One shudders to imagine what noxious vapors swirled through the skull of French President Nicholas Sarkozy as he told Barack Obama that Binyamin Netanyahu was a “liar.” No-one has told the truth more clearly than Netanyahu: as long as the Palestinians cannot bring themselves to pronounce the words “Jewish State,” there won’t be a peace agreement. Where, pray tell, is the lie? Were he less diplomatic, Netanyahu might have added that with Egypt plunging into chaos, and likely to repudiate its peace treaty with Israel, and Syria in civil war, and Iran and Turkey vying to support the overtly (as opposed to de facto) terrorist wing of the Palestinians, the problem of a peace agreement with the beleaguered and unpopular Palestine Authority is moot.
In fairness to Sarkozy, he used the word “liar” advisedly. What does it mean to be a “liar?” Tell the Emperor he has no clothes, and he will scream, “Liar!” Tell the Heaven’s Gate cult that space aliens are not coming to meet them up on the comet, and they will shout, “Liar!” Tell a schizophrenic that the CIA did not implant a radio transmitter in his brain, and he will shout, “Liar!” Tell a trusting wife that her husband is cheating on her, and she will shout, “Liar!” (Tell Hillary Clinton that Bill is not cheating on her, and she also will shout “Liar!”). And tell a European politician that the world has changed such that the European political class no longer has a reason to exist, and he will scream “Liar! Liar!” until his lungs collapse.
Egypt is about to turn into Somalia-on-the-Nile, with unlimited leakage of weapons to Hamas in Gaza. That makes an agreement between Israel and the Palestinians about as probable as the return of the Pharaohs. The simple inattention of the world community to Egypt’s impending catastrophe astonishes. Last week we learned that Egypt’s liquid foreign exchange reserves were down to about $13 billion, about two months’ import coverage in a country that imports half its caloric consumption. A huge current account deficit due to the collapse of the tourist industry and workers’ remittances is partly to blame, but billions are leaving the country each month in capital flight.
On May 27, Sarkozy hosted the leaders of the Group of 8 industrial nations in France. The G8 promised $20 billion in aid to Egypt and Tunisia, and Sarkozy said that the amount might double. Since then, the subject has dropped out the news. If aid to Egypt was on the agenda of the Group of 20 meeting in Cannes Nov. 3, where Sarkozy called Netanyahu a ´ ¨liar,” it went unreported by the whole media. Last May’s emergency package evidently has been forgotten, because the Europeans are too busy figuring out how to bail out Italy and their own banking system, and Obama doesn’t want to defend a massive new foreign aid package in the 2012 elections.
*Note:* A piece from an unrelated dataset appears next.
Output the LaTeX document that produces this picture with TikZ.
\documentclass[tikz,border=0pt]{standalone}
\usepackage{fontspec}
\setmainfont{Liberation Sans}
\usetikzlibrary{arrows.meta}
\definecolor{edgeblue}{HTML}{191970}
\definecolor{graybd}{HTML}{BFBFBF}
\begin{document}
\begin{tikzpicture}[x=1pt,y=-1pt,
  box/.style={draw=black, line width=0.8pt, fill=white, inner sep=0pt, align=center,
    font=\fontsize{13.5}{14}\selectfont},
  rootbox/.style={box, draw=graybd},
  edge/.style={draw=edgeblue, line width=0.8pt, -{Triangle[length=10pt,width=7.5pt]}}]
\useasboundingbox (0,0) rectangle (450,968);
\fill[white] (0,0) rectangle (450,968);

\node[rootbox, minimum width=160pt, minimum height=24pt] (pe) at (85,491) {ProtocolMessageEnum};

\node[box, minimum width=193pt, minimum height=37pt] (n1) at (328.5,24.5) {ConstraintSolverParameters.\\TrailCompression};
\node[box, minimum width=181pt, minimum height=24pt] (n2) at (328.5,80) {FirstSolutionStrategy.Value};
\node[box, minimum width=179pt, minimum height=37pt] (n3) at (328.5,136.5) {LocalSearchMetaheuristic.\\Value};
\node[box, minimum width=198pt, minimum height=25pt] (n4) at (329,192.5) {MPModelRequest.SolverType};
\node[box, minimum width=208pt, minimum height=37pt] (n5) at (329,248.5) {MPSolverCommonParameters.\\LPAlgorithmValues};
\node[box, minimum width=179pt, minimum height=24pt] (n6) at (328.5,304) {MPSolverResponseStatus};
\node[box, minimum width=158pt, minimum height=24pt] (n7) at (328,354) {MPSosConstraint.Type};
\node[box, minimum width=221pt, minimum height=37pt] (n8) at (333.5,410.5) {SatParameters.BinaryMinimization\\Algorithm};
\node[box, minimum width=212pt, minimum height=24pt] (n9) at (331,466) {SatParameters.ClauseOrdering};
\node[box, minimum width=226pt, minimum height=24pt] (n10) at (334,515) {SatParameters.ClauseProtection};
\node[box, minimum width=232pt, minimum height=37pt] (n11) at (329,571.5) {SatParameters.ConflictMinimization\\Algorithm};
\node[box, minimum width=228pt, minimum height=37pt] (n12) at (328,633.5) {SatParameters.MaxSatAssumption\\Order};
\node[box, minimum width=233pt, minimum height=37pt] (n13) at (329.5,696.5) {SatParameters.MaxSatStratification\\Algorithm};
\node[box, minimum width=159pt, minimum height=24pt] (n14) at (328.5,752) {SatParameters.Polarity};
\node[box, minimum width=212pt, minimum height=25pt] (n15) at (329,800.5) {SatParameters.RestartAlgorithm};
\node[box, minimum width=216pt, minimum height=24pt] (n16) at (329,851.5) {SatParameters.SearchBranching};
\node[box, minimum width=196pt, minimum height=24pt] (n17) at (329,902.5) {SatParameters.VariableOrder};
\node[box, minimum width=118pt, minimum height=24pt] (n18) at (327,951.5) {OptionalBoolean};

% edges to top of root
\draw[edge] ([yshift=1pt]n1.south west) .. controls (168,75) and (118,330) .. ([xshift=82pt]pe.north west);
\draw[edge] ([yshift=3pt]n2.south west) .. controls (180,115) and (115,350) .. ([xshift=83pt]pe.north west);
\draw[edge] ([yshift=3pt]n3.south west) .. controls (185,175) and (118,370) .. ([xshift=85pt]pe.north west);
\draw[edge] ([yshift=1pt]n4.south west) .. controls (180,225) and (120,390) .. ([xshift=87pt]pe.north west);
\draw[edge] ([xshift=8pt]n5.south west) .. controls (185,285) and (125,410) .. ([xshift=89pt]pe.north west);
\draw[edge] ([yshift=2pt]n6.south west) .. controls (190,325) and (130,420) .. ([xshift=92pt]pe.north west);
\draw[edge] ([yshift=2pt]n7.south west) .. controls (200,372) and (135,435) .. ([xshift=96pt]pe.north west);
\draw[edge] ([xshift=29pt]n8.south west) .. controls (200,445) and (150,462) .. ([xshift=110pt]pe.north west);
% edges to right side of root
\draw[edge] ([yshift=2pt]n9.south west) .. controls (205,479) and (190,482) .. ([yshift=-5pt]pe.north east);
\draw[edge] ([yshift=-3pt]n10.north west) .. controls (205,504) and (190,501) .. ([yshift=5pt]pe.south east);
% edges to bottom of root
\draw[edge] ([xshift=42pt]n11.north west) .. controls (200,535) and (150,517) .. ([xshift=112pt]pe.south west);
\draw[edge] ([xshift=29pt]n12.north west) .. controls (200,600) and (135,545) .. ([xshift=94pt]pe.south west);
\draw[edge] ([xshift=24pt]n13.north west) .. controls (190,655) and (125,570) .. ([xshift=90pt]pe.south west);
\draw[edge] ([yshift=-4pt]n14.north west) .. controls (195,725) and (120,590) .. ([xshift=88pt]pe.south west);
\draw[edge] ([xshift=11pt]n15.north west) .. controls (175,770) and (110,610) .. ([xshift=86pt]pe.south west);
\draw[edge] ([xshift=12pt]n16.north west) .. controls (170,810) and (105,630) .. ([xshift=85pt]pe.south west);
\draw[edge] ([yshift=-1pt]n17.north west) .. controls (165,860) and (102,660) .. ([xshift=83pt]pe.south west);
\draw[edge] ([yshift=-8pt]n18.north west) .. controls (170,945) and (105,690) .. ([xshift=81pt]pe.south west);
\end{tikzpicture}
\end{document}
As for Syria, a former French colony, the latest round of government violence has killed a French-backed Arab League initiative, Foreign Minister Alain Juppe allowed this morning. Humanitarian organizations now estimate the death toll at 3,500. It seems certain to rise sharply, as the opposition has a reported 22,000 men under arms.
With Europe at risk of bankruptcy, it is understandable that the French would be too distracted to remember the urgent warnings and grandiose promises they made only a few months ago in regard to the “Arab Spring.” French banks gorged on Italian government bonds and now are at risk of bankruptcy if Italy goes the way of Greece. The Wall Street Journal reported today,
Some French banks also are paying more than they usually do: They have to pay an additional 0.45 percentage point to 0.70 percentage point a day for funding, Mr. Gollapudi said. By comparison, high-quality U.S. banks typically are funding at about 0.15 percentage point more than what they would pay for overnight debt. The highest-rated financial firms were able to borrow money for seven days using commercial paper at an average rate of 0.08 percentage point last week, according to data from the Federal Reserve.
0.7% might not seem like a lot, but the three major French banks–Credit Agricole, Societe Generale, and BNP–earn respectively 0.13%, 0.34%, and 0.45% on their assets. The increase in their funding costs, in short, exceeds their profit margin. That means the whole French banking system already is running at a loss.
The Europeans, in short, are going bankrupt (“Liar!”). The bailout mechanism that they have proposed for their weakest members is a transparent scam in which markets have no confidence (“Liar!”). Bailing out Italy, for that matter, is a fool’s errand, for by mid-century, three-fifths of Italians will be at retirement age, and the state will go bankrupt in any case. Better to put the country through bankruptcy now (“Liar! Liar!”). What passes for European diplomacy in the Middle East is a mishmash of hypocritical platitudes at the precipice of disaster (“Liar! Liar! Liar!”).
Europe’s political class are an infestation of fleas on a dead dog. Any mention of reality appears to them as an existential challenge, and will elicit the response: “Liar!”